* Start INFORMATION SUPPLIED *

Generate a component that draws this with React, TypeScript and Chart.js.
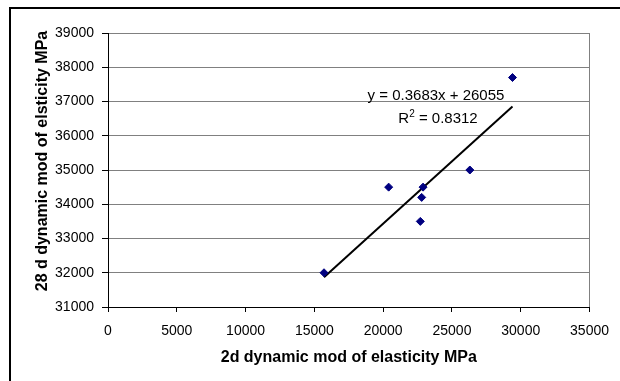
import React, { useEffect, useRef } from 'react';
import { Chart, registerables } from 'chart.js';

Chart.register(...registerables);

const xValues = [15700, 20400, 22900, 22800, 22700, 26300, 29400];
const yValues = [32000, 34500, 34500, 34200, 33500, 35000, 37700];
const xMin = 0;
const xMax = 35000;
const xStep = 5000;
const yMin = 31000;
const yMax = 39000;
const yStep = 1000;
const xAxisTitle = '2d dynamic mod of elasticity MPa';
const yAxisTitle = '28 d dynamic mod of elsticity MPa';
const equationText = 'y = 0.3683x + 26055';
const r2Text = '0.8312';

const FONT = "'Liberation Sans', Arial, sans-serif";

function fitLine(xs: number[], ys: number[]) {
  const n = xs.length;
  const mx = xs.reduce((a, b) => a + b, 0) / n;
  const my = ys.reduce((a, b) => a + b, 0) / n;
  let sxy = 0;
  let sxx = 0;
  for (let i = 0; i < n; i++) {
    sxy += (xs[i] - mx) * (ys[i] - my);
    sxx += (xs[i] - mx) * (xs[i] - mx);
  }
  const slope = sxy / sxx;
  const intercept = my - slope * mx;
  const x0 = Math.min(...xs);
  const x1 = Math.max(...xs);
  return [
    { x: x0, y: slope * x0 + intercept },
    { x: x1, y: slope * x1 + intercept },
  ];
}

const framePlugin = {
  id: 'frame',
  beforeDraw(chart: any) {
    const ctx = chart.ctx;
    ctx.save();
    ctx.fillStyle = '#ffffff';
    ctx.fillRect(0, 0, chart.width, chart.height);
    ctx.strokeStyle = '#000000';
    ctx.lineWidth = 2;
    ctx.strokeRect(10, 8, chart.width + 40, chart.height + 40);
    ctx.restore();
  },
};

const textPlugin = {
  id: 'texts',
  afterDraw(chart: any) {
    const ctx = chart.ctx;
    const area = chart.chartArea;
    ctx.save();
    ctx.fillStyle = '#000000';
    // y-axis title
    ctx.save();
    ctx.translate(43, area.top + 128);
    ctx.rotate(-Math.PI / 2);
    ctx.font = `bold 16px ${FONT}`;
    ctx.textAlign = 'center';
    ctx.textBaseline = 'middle';
    ctx.fillText(yAxisTitle, 0, 0);
    ctx.restore();
    // trendline equation
    ctx.font = `15px ${FONT}`;
    ctx.textBaseline = 'alphabetic';
    ctx.textAlign = 'center';
    const cx = area.left + 328;
    ctx.fillText(equationText, cx, area.top + 67);
    ctx.textAlign = 'left';
    const rW = ctx.measureText('R').width;
    ctx.font = `10px ${FONT}`;
    const sW = ctx.measureText('2').width;
    ctx.font = `15px ${FONT}`;
    const rest = ' = ' + r2Text;
    const restW = ctx.measureText(rest).width;
    const total = rW + sW + restW;
    let x = area.left + 330 - total / 2;
    const by = area.top + 90;
    ctx.fillText('R', x, by);
    x += rW;
    ctx.font = `10px ${FONT}`;
    ctx.fillText('2', x, by - 6);
    x += sW;
    ctx.font = `15px ${FONT}`;
    ctx.fillText(rest, x, by);
    ctx.restore();
  },
};

export default function App() {
  const ref = useRef<HTMLCanvasElement | null>(null);

  useEffect(() => {
    if (!ref.current) return;
    const points = xValues.map((x, i) => ({ x, y: yValues[i] }));
    const trend = fitLine(xValues, yValues);
    const chart = new Chart(ref.current, {
      type: 'scatter',
      data: {
        datasets: [
          {
            label: 'data',
            data: points,
            pointStyle: 'rectRot',
            pointRadius: 4,
            backgroundColor: '#000080',
            borderColor: '#000080',
            borderWidth: 1,
            showLine: false,
            order: 1,
          },
          {
            label: 'trend',
            data: trend,
            showLine: true,
            borderColor: '#000000',
            borderWidth: 2,
            pointRadius: 0,
            fill: false,
            order: 2,
          } as any,
        ],
      },
      options: {
        animation: false,
        responsive: true,
        maintainAspectRatio: false,
        layout: { padding: { left: 0, top: 33, right: 23, bottom: 0 } },
        plugins: {
          legend: { display: false },
          tooltip: { enabled: false },
        },
        scales: {
          x: {
            type: 'linear',
            min: xMin,
            max: xMax,
            afterFit(scale: any) {
              scale.height = 74;
            },
            ticks: {
              stepSize: xStep,
              color: '#000000',
              padding: 11,
              font: { family: FONT, size: 14 },
              maxRotation: 0,
              callback: (v: any) => String(v),
            },
            grid: {
              color: (c: any) => (c.tick && c.tick.value === xMax ? '#808080' : 'rgba(0,0,0,0)'),
              tickColor: '#000000',
              tickLength: 5,
              lineWidth: 1,
            },
            border: { display: true, color: '#000000', width: 1 },
            title: {
              display: true,
              text: xAxisTitle,
              color: '#000000',
              font: { family: FONT, size: 16, weight: 'bold' },
              padding: { top: 0, bottom: 14 },
            },
          },
          y: {
            type: 'linear',
            min: yMin,
            max: yMax,
            afterFit(scale: any) {
              scale.width = 108;
            },
            ticks: {
              stepSize: yStep,
              color: '#000000',
              padding: 8,
              font: { family: FONT, size: 14 },
              callback: (v: any) => String(v),
            },
            grid: {
              color: '#808080',
              tickColor: '#000000',
              tickLength: 6,
              lineWidth: 1,
            },
            border: { display: true, color: '#000000', width: 1 },
          },
        },
      },
      plugins: [framePlugin, textPlugin],
    });
    return () => chart.destroy();
  }, []);

  return (
    <div style={{ position: 'fixed', left: 0, top: 0, width: 620, height: 381, background: '#fff' }}>
      <canvas ref={ref} />
    </div>
  );
}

* End INFORMATION SUPPLIED *

* TASK DETAILS *
Print out the lines exactly, skipping any picture.

* RESPONSE BELOW *
Generate a component that draws this with React, TypeScript and Chart.js.
import React, { useEffect, useRef } from 'react';
import { Chart, registerables } from 'chart.js';

Chart.register(...registerables);

const xValues = [15700, 20400, 22900, 22800, 22700, 26300, 29400];
const yValues = [32000, 34500, 34500, 34200, 33500, 35000, 37700];
const xMin = 0;
const xMax = 35000;
const xStep = 5000;
const yMin = 31000;
const yMax = 39000;
const yStep = 1000;
const xAxisTitle = '2d dynamic mod of elasticity MPa';
const yAxisTitle = '28 d dynamic mod of elsticity MPa';
const equationText = 'y = 0.3683x + 26055';
const r2Text = '0.8312';

const FONT = "'Liberation Sans', Arial, sans-serif";

function fitLine(xs: number[], ys: number[]) {
  const n = xs.length;
  const mx = xs.reduce((a, b) => a + b, 0) / n;
  const my = ys.reduce((a, b) => a + b, 0) / n;
  let sxy = 0;
  let sxx = 0;
  for (let i = 0; i < n; i++) {
    sxy += (xs[i] - mx) * (ys[i] - my);
    sxx += (xs[i] - mx) * (xs[i] - mx);
  }
  const slope = sxy / sxx;
  const intercept = my - slope * mx;
  const x0 = Math.min(...xs);
  const x1 = Math.max(...xs);
  return [
    { x: x0, y: slope * x0 + intercept },
    { x: x1, y: slope * x1 + intercept },
  ];
}

const framePlugin = {
  id: 'frame',
  beforeDraw(chart: any) {
    const ctx = chart.ctx;
    ctx.save();
    ctx.fillStyle = '#ffffff';
    ctx.fillRect(0, 0, chart.width, chart.height);
    ctx.strokeStyle = '#000000';
    ctx.lineWidth = 2;
    ctx.strokeRect(10, 8, chart.width + 40, chart.height + 40);
    ctx.restore();
  },
};

const textPlugin = {
  id: 'texts',
  afterDraw(chart: any) {
    const ctx = chart.ctx;
    const area = chart.chartArea;
    ctx.save();
    ctx.fillStyle = '#000000';
    // y-axis title
    ctx.save();
    ctx.translate(43, area.top + 128);
    ctx.rotate(-Math.PI / 2);
    ctx.font = `bold 16px ${FONT}`;
    ctx.textAlign = 'center';
    ctx.textBaseline = 'middle';
    ctx.fillText(yAxisTitle, 0, 0);
    ctx.restore();
    // trendline equation
    ctx.font = `15px ${FONT}`;
    ctx.textBaseline = 'alphabetic';
    ctx.textAlign = 'center';
    const cx = area.left + 328;
    ctx.fillText(equationText, cx, area.top + 67);
    ctx.textAlign = 'left';
    const rW = ctx.measureText('R').width;
    ctx.font = `10px ${FONT}`;
    const sW = ctx.measureText('2').width;
    ctx.font = `15px ${FONT}`;
    const rest = ' = ' + r2Text;
    const restW = ctx.measureText(rest).width;
    const total = rW + sW + restW;
    let x = area.left + 330 - total / 2;
    const by = area.top + 90;
    ctx.fillText('R', x, by);
    x += rW;
    ctx.font = `10px ${FONT}`;
    ctx.fillText('2', x, by - 6);
    x += sW;
    ctx.font = `15px ${FONT}`;
    ctx.fillText(rest, x, by);
    ctx.restore();
  },
};

export default function App() {
  const ref = useRef<HTMLCanvasElement | null>(null);

  useEffect(() => {
    if (!ref.current) return;
    const points = xValues.map((x, i) => ({ x, y: yValues[i] }));
    const trend = fitLine(xValues, yValues);
    const chart = new Chart(ref.current, {
      type: 'scatter',
      data: {
        datasets: [
          {
            label: 'data',
            data: points,
            pointStyle: 'rectRot',
            pointRadius: 4,
            backgroundColor: '#000080',
            borderColor: '#000080',
            borderWidth: 1,
            showLine: false,
            order: 1,
          },
          {
            label: 'trend',
            data: trend,
            showLine: true,
            borderColor: '#000000',
            borderWidth: 2,
            pointRadius: 0,
            fill: false,
            order: 2,
          } as any,
        ],
      },
      options: {
        animation: false,
        responsive: true,
        maintainAspectRatio: false,
        layout: { padding: { left: 0, top: 33, right: 23, bottom: 0 } },
        plugins: {
          legend: { display: false },
          tooltip: { enabled: false },
        },
        scales: {
          x: {
            type: 'linear',
            min: xMin,
            max: xMax,
            afterFit(scale: any) {
              scale.height = 74;
            },
            ticks: {
              stepSize: xStep,
              color: '#000000',
              padding: 11,
              font: { family: FONT, size: 14 },
              maxRotation: 0,
              callback: (v: any) => String(v),
            },
            grid: {
              color: (c: any) => (c.tick && c.tick.value === xMax ? '#808080' : 'rgba(0,0,0,0)'),
              tickColor: '#000000',
              tickLength: 5,
              lineWidth: 1,
            },
            border: { display: true, color: '#000000', width: 1 },
            title: {
              display: true,
              text: xAxisTitle,
              color: '#000000',
              font: { family: FONT, size: 16, weight: 'bold' },
              padding: { top: 0, bottom: 14 },
            },
          },
          y: {
            type: 'linear',
            min: yMin,
            max: yMax,
            afterFit(scale: any) {
              scale.width = 108;
            },
            ticks: {
              stepSize: yStep,
              color: '#000000',
              padding: 8,
              font: { family: FONT, size: 14 },
              callback: (v: any) => String(v),
            },
            grid: {
              color: '#808080',
              tickColor: '#000000',
              tickLength: 6,
              lineWidth: 1,
            },
            border: { display: true, color: '#000000', width: 1 },
          },
        },
      },
      plugins: [framePlugin, textPlugin],
    });
    return () => chart.destroy();
  }, []);

  return (
    <div style={{ position: 'fixed', left: 0, top: 0, width: 620, height: 381, background: '#fff' }}>
      <canvas ref={ref} />
    </div>
  );
}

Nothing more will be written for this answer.